Combiner deux types de microscopie

« Pour mener à bien nos recherches, nous disposons de deux types de microscopes: un microscope à force atomique et une microscopie à fluorescence », explique l’ingénieur et docteur en chimie et biophysique de l’UCL. « Le microscope à force atomique dispose d’une très fine pointe sur laquelle nous pouvons attacher un virus. En approchant cette pointe au plus près d’une cellule animale, puis en l’éloignant, cet outil nous permet de mesurer la force de l’interaction entre le virus et la cellule. Lors de la séparation, les forces exercées entre le virus et la cellule sont mesurées avec une sensibilité telle qu’il est possible de déterminer, par exemple, le nombre et le type de liaisons établies ».

« La microscopie par fluorescence, qui se base sur un signal lumineux, nous permet elle de voir la disposition des récepteurs présents à la surface de la cellule et donc d’identifier comment le virus se lie à la cellule, comment il pénètre dans celle-ci pour l’infecter. Ces deux types de microscopie existent déjà. Nos travaux vont tenter de combiner en temps réel les informations que ces deux outils nous livrent pour mieux comprendre la dynamique de l’infection virale ».

Cette combinaison unique de techniques permettra de regarder de manière dynamique les interactions virus-cellule établies et de suivre les réponses cellulaires provoquées par ces interactions. « Des mécanismes complexes qui font entrer en jeu, dans ces cascades de réactions, de nombreux acteurs”.

Cibler les étapes clés du mécanisme d’infection

Rappelons que les virus sont de très petites particules (entre 10 et 400 nm) qui dépendent de l’hôte dans toutes les étapes de leur existence. Durant des millions d’années d’évolution et d’adaptation à leurs hôtes, les virus ont acquis les clés moléculaires qui leur permettent d’exploiter, et même de contrôler les fonctions cellulaires.
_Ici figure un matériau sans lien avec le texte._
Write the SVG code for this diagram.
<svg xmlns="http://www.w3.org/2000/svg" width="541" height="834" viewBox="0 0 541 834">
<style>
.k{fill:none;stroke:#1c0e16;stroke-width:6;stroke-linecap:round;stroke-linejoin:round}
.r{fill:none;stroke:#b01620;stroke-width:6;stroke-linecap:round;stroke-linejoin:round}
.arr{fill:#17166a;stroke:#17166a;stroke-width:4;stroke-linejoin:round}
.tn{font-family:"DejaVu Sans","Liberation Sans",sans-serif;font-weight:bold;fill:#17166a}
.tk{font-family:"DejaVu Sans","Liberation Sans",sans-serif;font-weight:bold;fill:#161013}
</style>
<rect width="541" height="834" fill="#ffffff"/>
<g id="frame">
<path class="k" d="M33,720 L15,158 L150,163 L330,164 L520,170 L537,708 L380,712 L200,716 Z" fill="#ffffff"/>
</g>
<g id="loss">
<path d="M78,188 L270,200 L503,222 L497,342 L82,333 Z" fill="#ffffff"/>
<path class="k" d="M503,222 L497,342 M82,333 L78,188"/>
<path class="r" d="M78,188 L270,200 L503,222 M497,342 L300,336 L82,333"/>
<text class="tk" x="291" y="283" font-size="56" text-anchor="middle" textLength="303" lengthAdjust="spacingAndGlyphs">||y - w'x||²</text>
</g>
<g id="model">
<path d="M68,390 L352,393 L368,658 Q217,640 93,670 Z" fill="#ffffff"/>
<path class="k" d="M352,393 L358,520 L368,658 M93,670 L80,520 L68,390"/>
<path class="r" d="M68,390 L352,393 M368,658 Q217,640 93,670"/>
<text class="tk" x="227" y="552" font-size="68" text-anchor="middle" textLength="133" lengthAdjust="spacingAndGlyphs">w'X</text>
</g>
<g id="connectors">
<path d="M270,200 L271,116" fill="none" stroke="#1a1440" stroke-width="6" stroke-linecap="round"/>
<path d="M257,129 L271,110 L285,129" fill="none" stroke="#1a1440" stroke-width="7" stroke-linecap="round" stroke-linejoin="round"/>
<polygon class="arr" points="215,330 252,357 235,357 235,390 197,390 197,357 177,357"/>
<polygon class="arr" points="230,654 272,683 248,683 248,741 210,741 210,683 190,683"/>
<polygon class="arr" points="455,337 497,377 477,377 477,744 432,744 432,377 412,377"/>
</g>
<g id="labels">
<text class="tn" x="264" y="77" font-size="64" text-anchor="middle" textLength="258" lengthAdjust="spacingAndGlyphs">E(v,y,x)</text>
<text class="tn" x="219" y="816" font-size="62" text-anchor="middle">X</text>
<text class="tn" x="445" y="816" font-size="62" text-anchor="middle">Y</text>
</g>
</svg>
Les glycoprotéines présentes à la surface des virus sont les tickets d’entrée dans les cellules hôtes et vont interagir avec les surfaces cellulaires dès la première collision. Ce sont ces interactions virus-cellule qui vont déterminer le mécanisme d’attachement, l’entrée cellulaire et le transfert du matériel génétique. Elucider ces interactions complexes entre les virus et les récepteurs cellulaires pour mieux comprendre les mécanismes d’infection est donc un challenge important.

Sur le long terme, grâce aux mécanismes moléculaires mis en évidence, l’objectif des chercheurs de l’UCL est de développer des molécules antivirales qui cibleront les étapes clés du mécanisme d’infection.